Ganjar menjelaskan bahwa Bendungan Bener adalah salah satu proyek strategis nasional di Jawa Tengah.
Selain itu terdapat 14 proyek bendungan lain yang masuk proyek strategis nasional, yang lima bendungan di antaranya sudah diresmikan, yakni Bendungan Jatibarang, Bendungan Gondang (Karanganyar), Pidekso (Wonogiri), Logung (Kudus), dan Randugunting (Blora).
"Yang lainnya masih dalam proses, termasuk Bendungan Bener ini," katanya.
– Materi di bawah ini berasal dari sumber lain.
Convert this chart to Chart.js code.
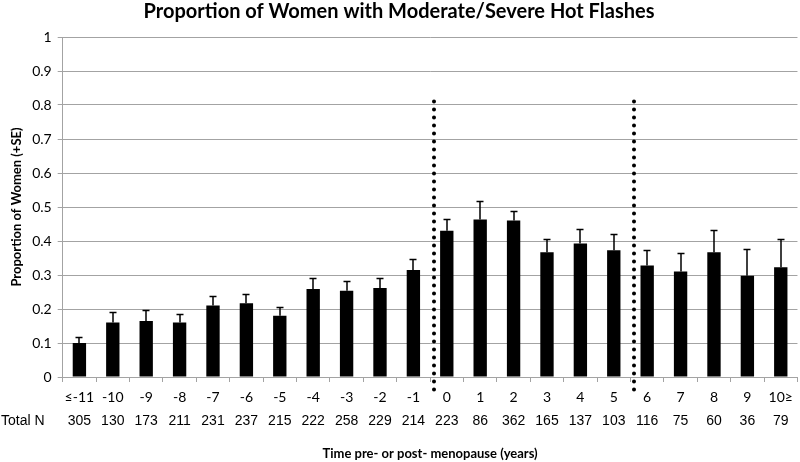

Orang nomor satu di Pemprov Jateng itu menyebut proses pembangunan Bendungan Bener berjalan cukup lama, yakni sejak 2013 dan percepatan pembangunan dilakukan karena proyek itu akan memberikan manfaat banyak untuk warga, seperti mengaliri irigasi seluas 15,519 hektare lahan. Bendungan ini juga bisa menjadi sumber air bersih, sumber energi listrik, pariwisata dan lainnya.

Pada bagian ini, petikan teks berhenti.